**Given instruction**
Repeat the material below exactly, with no pictures.
------
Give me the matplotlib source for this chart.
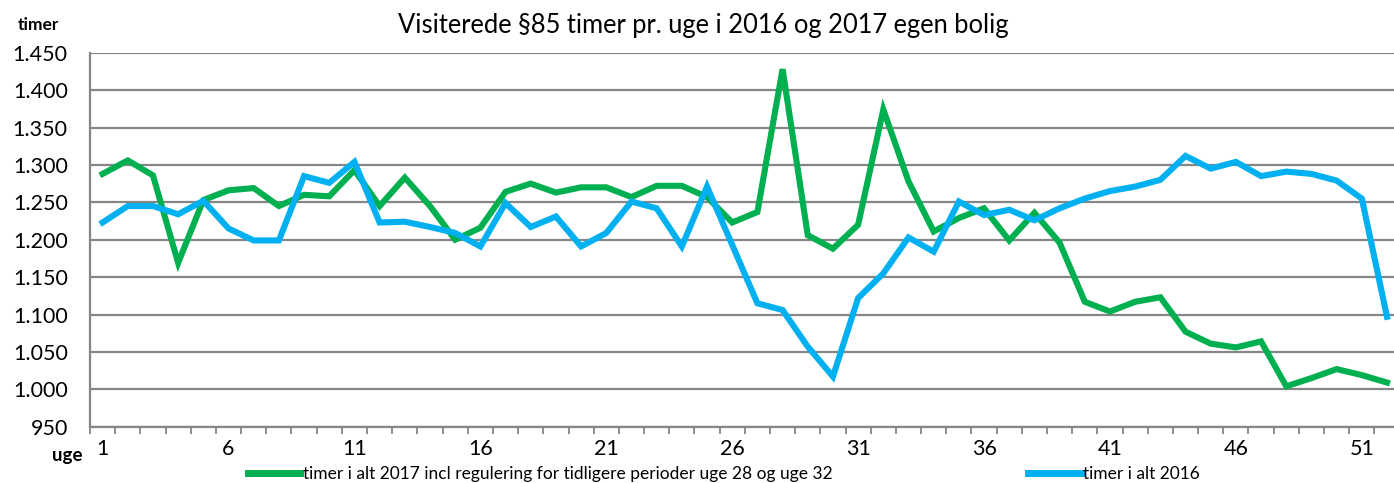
import matplotlib
matplotlib.use("Agg")
import matplotlib.pyplot as plt
from matplotlib.lines import Line2D
from matplotlib.ticker import FuncFormatter, FixedLocator

plt.rcParams['font.family'] = ['Lato', 'DejaVu Sans']

weeks = list(range(1, 53))
timer_2017 = [1288, 1306, 1286, 1169, 1253, 1266, 1269, 1245, 1260, 1258,
              1293, 1245, 1283, 1245, 1200, 1216, 1264, 1275, 1263, 1270,
              1270, 1257, 1272, 1272, 1257, 1223, 1237, 1428, 1206, 1188,
              1220, 1374, 1278, 1211, 1229, 1242, 1199, 1236, 1196, 1117,
              1104, 1117, 1123, 1077, 1061, 1056, 1064, 1004, 1015, 1027,
              1019, 1009]
timer_2016 = [1223, 1245, 1245, 1234, 1252, 1215, 1199, 1199, 1285, 1276,
              1304, 1223, 1224, 1217, 1209, 1191, 1249, 1217, 1231, 1191,
              1209, 1251, 1242, 1191, 1271, 1193, 1115, 1106, 1057, 1017,
              1122, 1155, 1203, 1184, 1251, 1233, 1240, 1226, 1242, 1255,
              1265, 1271, 1280, 1312, 1295, 1304, 1285, 1291, 1288, 1279,
              1255, 1097]
xtick_labels = ['1', '6', '11', '16', '21', '26', '31', '36', '41', '46', '51']
ytick_values = [950, 1000, 1050, 1100, 1150, 1200, 1250, 1300, 1350, 1400, 1450]

title = "Visiterede §85 timer pr. uge i 2016 og 2017 egen bolig"
label_2017 = "timer i alt 2017 incl regulering for tidligere perioder uge 28 og uge 32"
label_2016 = "timer i alt 2016"

green = '#00B050'
blue = '#00B0F0'
grid_c = '#868686'

W, H = 1394, 483
fig = plt.figure(figsize=(W / 100, H / 100), dpi=100)
left = 90 / W
right_px = 1399.6
bottom = (H - 426.7) / H
top = (H - 52.7) / H
ax = fig.add_axes([left, bottom, (right_px - 90) / W, top - bottom])

ax.plot(weeks, timer_2017, color=green, lw=4.4, solid_joinstyle='miter', zorder=3)
ax.plot(weeks, timer_2016, color=blue, lw=4.4, solid_joinstyle='miter', zorder=4)

ax.set_xlim(0.5, 52.5)
ax.set_ylim(950, 1450)
ax.set_yticks(ytick_values)
ax.yaxis.set_major_formatter(FuncFormatter(lambda v, p: f"{int(v):,}".replace(',', '.')))
ax.yaxis.grid(True, color=grid_c, lw=1.6)
ax.set_axisbelow(True)

ax.xaxis.set_major_locator(FixedLocator([int(s) for s in xtick_labels]))
ax.set_xticklabels(xtick_labels)
ax.xaxis.set_minor_locator(FixedLocator([w + 0.5 for w in range(0, 53)]))
ax.tick_params(axis='x', which='major', length=0, pad=9, labelsize=15.5, colors='black')
ax.tick_params(axis='x', which='minor', length=5, width=1.3, color=grid_c, direction='out')
ax.tick_params(axis='y', length=0, pad=16, labelsize=15.5)

for s in ['top', 'right']:
    ax.spines[s].set_visible(False)
ax.spines['left'].set_color(grid_c)
ax.spines['left'].set_linewidth(1.6)
ax.spines['bottom'].set_color(grid_c)
ax.spines['bottom'].set_linewidth(1.6)

fig.text(703 / W, 1 - 26 / H, title, ha='center', va='center', fontsize=18.4)
fig.text(18 / W, 1 - 25 / H, 'timer', ha='left', va='center', fontsize=12.5, fontweight='bold')
fig.text(52 / W, 1 - 455 / H, 'uge', ha='left', va='center', fontsize=13.5, fontweight='bold')

handles = [Line2D([], [], color=green, lw=5), Line2D([], [], color=blue, lw=5)]
fig.legend(handles, [label_2017, label_2016], ncol=2, loc='center left',
           bbox_to_anchor=(248 / W, 1 - 474 / H), frameon=False, fontsize=12.5,
           handlelength=3.0, handletextpad=0.15, columnspacing=11.3, borderpad=0,
           borderaxespad=0)

fig.savefig('out.png', dpi=100)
------
**Solution for this problem**
Give me the matplotlib source for this chart.
import matplotlib
matplotlib.use("Agg")
import matplotlib.pyplot as plt
from matplotlib.lines import Line2D
from matplotlib.ticker import FuncFormatter, FixedLocator

plt.rcParams['font.family'] = ['Lato', 'DejaVu Sans']

weeks = list(range(1, 53))
timer_2017 = [1288, 1306, 1286, 1169, 1253, 1266, 1269, 1245, 1260, 1258,
              1293, 1245, 1283, 1245, 1200, 1216, 1264, 1275, 1263, 1270,
              1270, 1257, 1272, 1272, 1257, 1223, 1237, 1428, 1206, 1188,
              1220, 1374, 1278, 1211, 1229, 1242, 1199, 1236, 1196, 1117,
              1104, 1117, 1123, 1077, 1061, 1056, 1064, 1004, 1015, 1027,
              1019, 1009]
timer_2016 = [1223, 1245, 1245, 1234, 1252, 1215, 1199, 1199, 1285, 1276,
              1304, 1223, 1224, 1217, 1209, 1191, 1249, 1217, 1231, 1191,
              1209, 1251, 1242, 1191, 1271, 1193, 1115, 1106, 1057, 1017,
              1122, 1155, 1203, 1184, 1251, 1233, 1240, 1226, 1242, 1255,
              1265, 1271, 1280, 1312, 1295, 1304, 1285, 1291, 1288, 1279,
              1255, 1097]
xtick_labels = ['1', '6', '11', '16', '21', '26', '31', '36', '41', '46', '51']
ytick_values = [950, 1000, 1050, 1100, 1150, 1200, 1250, 1300, 1350, 1400, 1450]

title = "Visiterede §85 timer pr. uge i 2016 og 2017 egen bolig"
label_2017 = "timer i alt 2017 incl regulering for tidligere perioder uge 28 og uge 32"
label_2016 = "timer i alt 2016"

green = '#00B050'
blue = '#00B0F0'
grid_c = '#868686'

W, H = 1394, 483
fig = plt.figure(figsize=(W / 100, H / 100), dpi=100)
left = 90 / W
right_px = 1399.6
bottom = (H - 426.7) / H
top = (H - 52.7) / H
ax = fig.add_axes([left, bottom, (right_px - 90) / W, top - bottom])

ax.plot(weeks, timer_2017, color=green, lw=4.4, solid_joinstyle='miter', zorder=3)
ax.plot(weeks, timer_2016, color=blue, lw=4.4, solid_joinstyle='miter', zorder=4)

ax.set_xlim(0.5, 52.5)
ax.set_ylim(950, 1450)
ax.set_yticks(ytick_values)
ax.yaxis.set_major_formatter(FuncFormatter(lambda v, p: f"{int(v):,}".replace(',', '.')))
ax.yaxis.grid(True, color=grid_c, lw=1.6)
ax.set_axisbelow(True)

ax.xaxis.set_major_locator(FixedLocator([int(s) for s in xtick_labels]))
ax.set_xticklabels(xtick_labels)
ax.xaxis.set_minor_locator(FixedLocator([w + 0.5 for w in range(0, 53)]))
ax.tick_params(axis='x', which='major', length=0, pad=9, labelsize=15.5, colors='black')
ax.tick_params(axis='x', which='minor', length=5, width=1.3, color=grid_c, direction='out')
ax.tick_params(axis='y', length=0, pad=16, labelsize=15.5)

for s in ['top', 'right']:
    ax.spines[s].set_visible(False)
ax.spines['left'].set_color(grid_c)
ax.spines['left'].set_linewidth(1.6)
ax.spines['bottom'].set_color(grid_c)
ax.spines['bottom'].set_linewidth(1.6)

fig.text(703 / W, 1 - 26 / H, title, ha='center', va='center', fontsize=18.4)
fig.text(18 / W, 1 - 25 / H, 'timer', ha='left', va='center', fontsize=12.5, fontweight='bold')
fig.text(52 / W, 1 - 455 / H, 'uge', ha='left', va='center', fontsize=13.5, fontweight='bold')

handles = [Line2D([], [], color=green, lw=5), Line2D([], [], color=blue, lw=5)]
fig.legend(handles, [label_2017, label_2016], ncol=2, loc='center left',
           bbox_to_anchor=(248 / W, 1 - 474 / H), frameon=False, fontsize=12.5,
           handlelength=3.0, handletextpad=0.15, columnspacing=11.3, borderpad=0,
           borderaxespad=0)

fig.savefig('out.png', dpi=100)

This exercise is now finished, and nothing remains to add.